Requirement: Lines that contain the string "this" are to be copied; leave out all others.

(Stored data entries)
◇ ◇ ◇ ◇ ◇ ◇ ◇
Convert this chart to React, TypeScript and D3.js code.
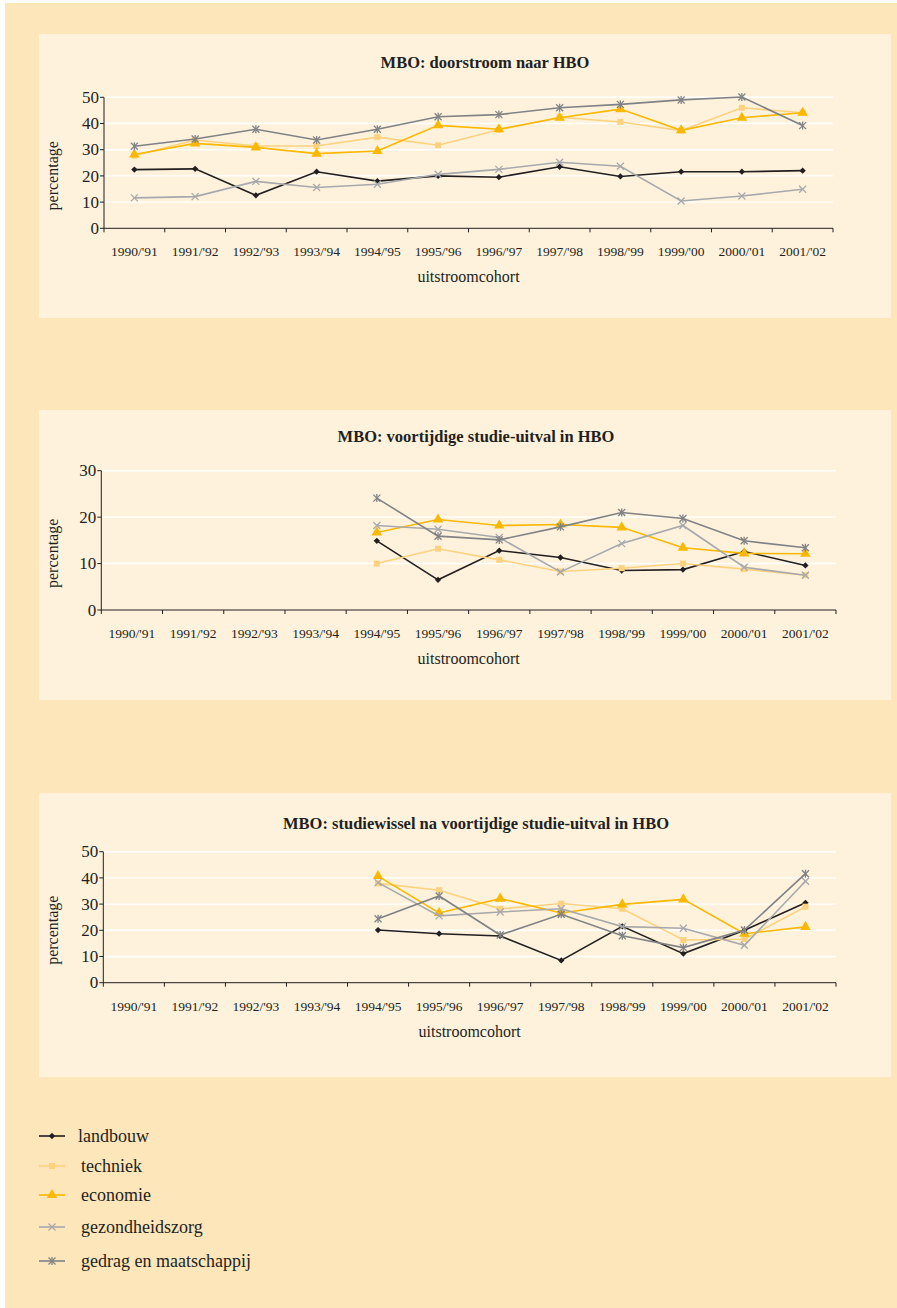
import * as d3 from 'd3';

const categories = ["1990/'91", "1991/'92", "1992/'93", "1993/'94", "1994/'95", "1995/'96", "1996/'97", "1997/'98", "1998/'99", "1999/'00", "2000/'01", "2001/'02"];

const seriesNames = ['landbouw', 'techniek', 'economie', 'gezondheidszorg', 'gedrag en maatschappij'];
const seriesColors = ['#231f20', '#fdd27f', '#fbb800', '#a7a9ac', '#808285'];
const seriesMarkers = ['diamond', 'square', 'triangle', 'cross', 'star'];

// MBO: doorstroom naar HBO
const doorstroomLandbouw = [22.4, 22.7, 12.6, 21.6, 18.0, 20.0, 19.5, 23.5, 19.8, 21.6, 21.6, 22.0];
const doorstroomTechniek = [27.7, 33.7, 31.4, 31.4, 34.8, 31.7, 37.6, 42.4, 40.6, 37.3, 46.0, 44.1];
const doorstroomEconomie = [28.2, 32.4, 30.9, 28.5, 29.5, 39.3, 37.8, 42.2, 45.5, 37.4, 42.2, 44.1];
const doorstroomGezondheid = [11.6, 12.1, 17.9, 15.6, 16.8, 20.6, 22.5, 25.2, 23.7, 10.4, 12.3, 14.9];
const doorstroomGedrag = [31.3, 34.1, 37.8, 33.7, 37.8, 42.6, 43.4, 46.0, 47.3, 49.0, 50.1, 39.2];

// MBO: voortijdige studie-uitval in HBO
const uitvalLandbouw = [null, null, null, null, 14.9, 6.5, 12.8, 11.3, 8.5, 8.7, 12.6, 9.6];
const uitvalTechniek = [null, null, null, null, 10.0, 13.2, 10.8, 8.3, 9.0, 10.0, 8.8, 7.5];
const uitvalEconomie = [null, null, null, null, 16.7, 19.5, 18.2, 18.4, 17.8, 13.4, 12.2, 12.1];
const uitvalGezondheid = [null, null, null, null, 18.2, 17.4, 15.6, 8.2, 14.3, 18.2, 9.2, 7.5];
const uitvalGedrag = [null, null, null, null, 24.1, 15.9, 15.1, 17.9, 21.0, 19.7, 14.9, 13.4];

// MBO: studiewissel na voortijdige studie-uitval in HBO
const wisselLandbouw = [null, null, null, null, 20.1, 18.7, 17.8, 8.5, 21.5, 11.1, 20.0, 30.5];
const wisselTechniek = [null, null, null, null, 37.9, 35.3, 28.2, 30.2, 28.2, 16.3, 16.6, 29.0];
const wisselEconomie = [null, null, null, null, 40.7, 26.6, 32.1, 26.6, 29.9, 31.8, 18.7, 21.3];
const wisselGezondheid = [null, null, null, null, 38.2, 25.5, 27.0, 28.2, 21.4, 20.8, 14.3, 38.7];
const wisselGedrag = [null, null, null, null, 24.4, 33.1, 18.2, 26.1, 17.9, 13.4, 20.1, 41.6];

const doorstroomTicks = [0, 10, 20, 30, 40, 50];
const uitvalTicks = [0, 10, 20, 30];
const wisselTicks = [0, 10, 20, 30, 40, 50];

const FONT = "'Liberation Serif', 'DejaVu Serif', serif";
const INK = '#231f20';

function Marker({ type, color, x, y }: { type: string; color: string; x: number; y: number }) {
    if (type === 'diamond') {
        // square turned 45 degrees
        return <path d={d3.symbol(d3.symbolSquare, 20)()!} transform={`translate(${x},${y}) rotate(45)`} fill={color} />;
    }
    if (type === 'square') {
        return <path d={d3.symbol(d3.symbolSquare, 36)()!} transform={`translate(${x},${y})`} fill={color} />;
    }
    if (type === 'triangle') {
        return <path d={d3.symbol(d3.symbolTriangle, 48)()!} transform={`translate(${x},${y})`} fill={color} />;
    }
    const r = 3.5;
    return (
        <g transform={`translate(${x},${y})`} stroke={color} strokeWidth={1.3}>
            <line x1={-r} y1={-r} x2={r} y2={r} />
            <line x1={-r} y1={r} x2={r} y2={-r} />
            {type === 'star' && <line x1={0} y1={-r - 0.5} x2={0} y2={r + 0.5} />}
        </g>
    );
}

interface ChartProps {
    panelTop: number;
    panelHeight: number;
    title: string;
    titleX: number;
    titleY: number;
    x0: number;
    x1: number;
    yBottom: number;
    yTop: number;
    ticks: number[];
    series: (number | null)[][];
}

function LineChart({ panelTop, panelHeight, title, titleX, titleY, x0, x1, yBottom, yTop, ticks, series }: ChartProps) {
    const x = d3.scaleBand<string>().domain(categories).range([x0, x1]);
    const y = d3.scaleLinear().domain([0, ticks[ticks.length - 1]]).range([yBottom, yTop]);
    const cx = (i: number) => x(categories[i])! + x.bandwidth() / 2;

    const line = d3.line<number | null>()
        .defined(d => d != null)
        .x((_, i) => cx(i))
        .y(d => y(d as number));

    const boundaries = categories.map(c => x(c)!).concat([x1]);

    return (
        <g>
            <rect x={39} y={panelTop} width={852} height={panelHeight} fill="#fef2dc" />
            <text x={titleX} y={titleY} textAnchor="middle" style={{ fontFamily: FONT, fontWeight: 'bold', fontSize: 16.5 }} fill={INK}>{title}</text>

            {ticks.filter(t => t > 0).map(t => (
                <line key={t} x1={x0} x2={x1} y1={y(t)} y2={y(t)} stroke="#ffffff" strokeWidth={1.4} />
            ))}

            <line x1={x0} x2={x0} y1={yBottom} y2={yTop} stroke={INK} strokeWidth={1} />
            <line x1={x0} x2={x1} y1={yBottom} y2={yBottom} stroke={INK} strokeWidth={1} />
            {ticks.map(t => (
                <g key={t}>
                    <line x1={x0 - 4} x2={x0} y1={y(t)} y2={y(t)} stroke={INK} strokeWidth={1} />
                    <text x={x0 - 5} y={y(t)} dy="0.34em" textAnchor="end" style={{ fontFamily: FONT, fontSize: 17 }} fill={INK}>{t}</text>
                </g>
            ))}
            {boundaries.map((b, i) => (
                <line key={i} x1={b} x2={b} y1={yBottom} y2={yBottom + 4} stroke={INK} strokeWidth={1} />
            ))}
            {categories.map((c, i) => (
                <text key={c} x={cx(i)} y={yBottom + 28} textAnchor="middle" style={{ fontFamily: FONT, fontSize: 13.5 }} fill={INK}>{c}</text>
            ))}
            <text x={(x0 + x1) / 2} y={yBottom + 54} textAnchor="middle" style={{ fontFamily: FONT, fontSize: 16 }} fill={INK}>uitstroomcohort</text>
            <text transform={`translate(58,${(yBottom + yTop) / 2 + 13}) rotate(-90)`} textAnchor="middle" style={{ fontFamily: FONT, fontSize: 16 }} fill={INK}>percentage</text>

            {series.map((s, si) => (
                <g key={si}>
                    <path d={line(s) || ''} fill="none" stroke={seriesColors[si]} strokeWidth={1.6} />
                    {s.map((v, i) => v == null ? null : (
                        <Marker key={i} type={seriesMarkers[si]} color={seriesColors[si]} x={cx(i)} y={y(v)} />
                    ))}
                </g>
            ))}
        </g>
    );
}

export default function App() {
    const legendY = [1136, 1166, 1195, 1227, 1261];
    return (
        <svg width={897} height={1308} viewBox="0 0 897 1308" style={{ position: 'absolute', left: 0, top: 0, display: 'block', fontFamily: FONT }}>
            <rect x={0} y={0} width={897} height={1308} fill="#ffffff" />
            <rect x={5} y={3} width={892} height={1305} fill="#fde6b9" />

            <LineChart
                panelTop={34} panelHeight={284}
                title="MBO: doorstroom naar HBO" titleX={485} titleY={68}
                x0={104} x1={833} yBottom={228.3} yTop={97.3}
                ticks={doorstroomTicks}
                series={[doorstroomLandbouw, doorstroomTechniek, doorstroomEconomie, doorstroomGezondheid, doorstroomGedrag]}
            />
            <LineChart
                panelTop={410} panelHeight={290}
                title="MBO: voortijdige studie-uitval in HBO" titleX={476} titleY={442}
                x0={101.3} x1={836} yBottom={610} yTop={470.7}
                ticks={uitvalTicks}
                series={[uitvalLandbouw, uitvalTechniek, uitvalEconomie, uitvalGezondheid, uitvalGedrag]}
            />
            <LineChart
                panelTop={793} panelHeight={284}
                title="MBO: studiewissel na voortijdige studie-uitval in HBO" titleX={476} titleY={829}
                x0={103.3} x1={836} yBottom={982.7} yTop={851.7}
                ticks={wisselTicks}
                series={[wisselLandbouw, wisselTechniek, wisselEconomie, wisselGezondheid, wisselGedrag]}
            />

            {seriesNames.map((name, i) => (
                <g key={name}>
                    <line x1={39} x2={65} y1={legendY[i]} y2={legendY[i]} stroke={seriesColors[i]} strokeWidth={1.6} />
                    <Marker type={seriesMarkers[i]} color={seriesColors[i]} x={52} y={legendY[i]} />
                    <text x={i === 0 ? 78 : 81} y={legendY[i]} dy="0.32em" style={{ fontFamily: FONT, fontSize: 18 }} fill={INK}>{name}</text>
                </g>
            ))}
        </svg>
    );
}
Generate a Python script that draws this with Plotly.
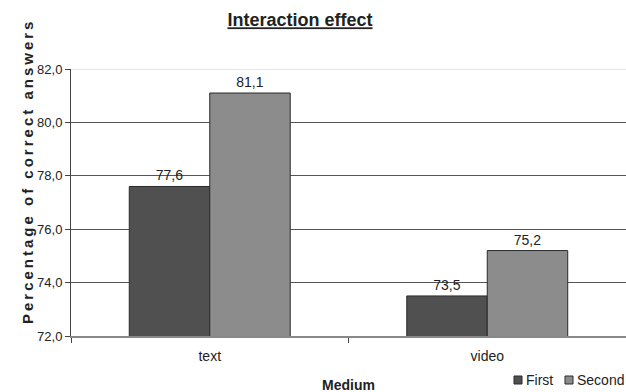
◇ ◇ ◇ ◇ ◇ ◇ ◇
Result of the task:
Convert this chart to React, TypeScript and D3.js code.
Generate a Python script that draws this with Plotly.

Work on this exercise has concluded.